▸ **DO THIS**
Could the lines from the start of the data through the line with "import matplotlib.pyplot as plt" be set down exactly, with no pictures among them?

▸ **DATA LINES**
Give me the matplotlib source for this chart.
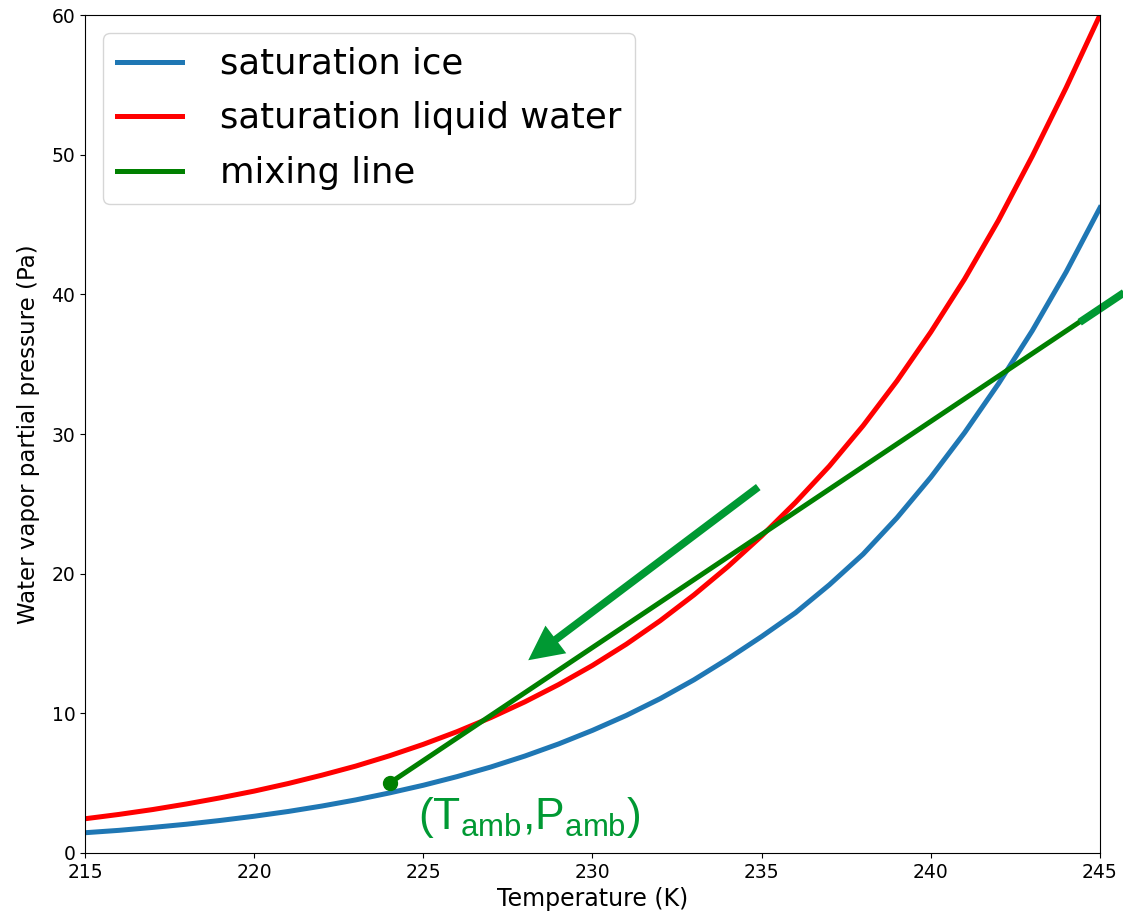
import numpy as np
import matplotlib
matplotlib.use("Agg")
import matplotlib.pyplot as plt

# temperatures (K) and vapor pressures (Pa)
temperature = np.arange(215, 246)
p_ice = [1.45, 1.62, 1.83, 2.06, 2.33, 2.63, 2.97, 3.36, 3.80, 4.30, 4.85,
         5.47, 6.16, 6.94, 7.81, 8.78, 9.85, 11.05, 12.40, 13.90, 15.50,
         17.20, 19.20, 21.40, 24.00, 26.90, 30.10, 33.60, 37.40, 41.60, 46.20]
p_liquid = [2.45, 2.76, 3.11, 3.51, 3.95, 4.43, 4.97, 5.57, 6.22, 6.96, 7.78,
            8.69, 9.70, 10.82, 12.06, 13.43, 14.95, 16.63, 18.48, 20.50, 22.70,
            25.10, 27.70, 30.60, 33.80, 37.30, 41.10, 45.30, 49.90, 54.80, 60.00]

mix_T = [224, 245]
mix_P = [5.0, 39.0]

arrow_start = (234.9, 26.2)
arrow_end = (228.1, 13.8)
stub_T = [244.4, 246.5]
stub_P = [38.0, 41.4]

fig = plt.figure(figsize=(11.23, 9.16), dpi=100)
ax = fig.add_axes([0.0757, 0.0688, 0.9038, 0.9148])

ax.plot(temperature, p_ice, color="#1f77b4", lw=3.6, label="saturation ice")
ax.plot(temperature, p_liquid, color="red", lw=3.6, label="saturation liquid water")
ax.plot(mix_T, mix_P, color="green", lw=3.6, label="mixing line")
ax.plot(mix_T[0], mix_P[0], "o", color="green", ms=10)

# bright green annotations
ax.plot(stub_T, stub_P, color="#009933", lw=5.5, solid_capstyle="butt", clip_on=False)
ax.annotate("", xy=arrow_end, xytext=arrow_start,
            arrowprops=dict(arrowstyle="-|>", lw=5.5, color="#009933",
                            mutation_scale=40, shrinkA=0, shrinkB=0,
                            capstyle="butt", joinstyle="miter"))
ax.text(224.84, 1.7, r"(T$_\mathregular{amb}$,P$_\mathregular{amb}$)",
        color="#009933", fontsize=32, family="Liberation Sans", va="baseline")

ax.set_xlim(215, 245)
ax.set_ylim(0, 60)
ax.tick_params(labelsize=13.5)
ax.set_xlabel("Temperature (K)", fontsize=17)
ax.set_ylabel("Water vapor partial pressure (Pa)", fontsize=16.5, labelpad=8)

ax.legend(loc="upper left", fontsize=25.5, handlelength=1.85, handletextpad=1.05,
          borderaxespad=0.5, borderpad=0.4, labelspacing=0.58)

plt.savefig("out.png", dpi=100)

▸ **RESPONSE TO THIS TASK**
Give me the matplotlib source for this chart.
import numpy as np
import matplotlib
matplotlib.use("Agg")
import matplotlib.pyplot as plt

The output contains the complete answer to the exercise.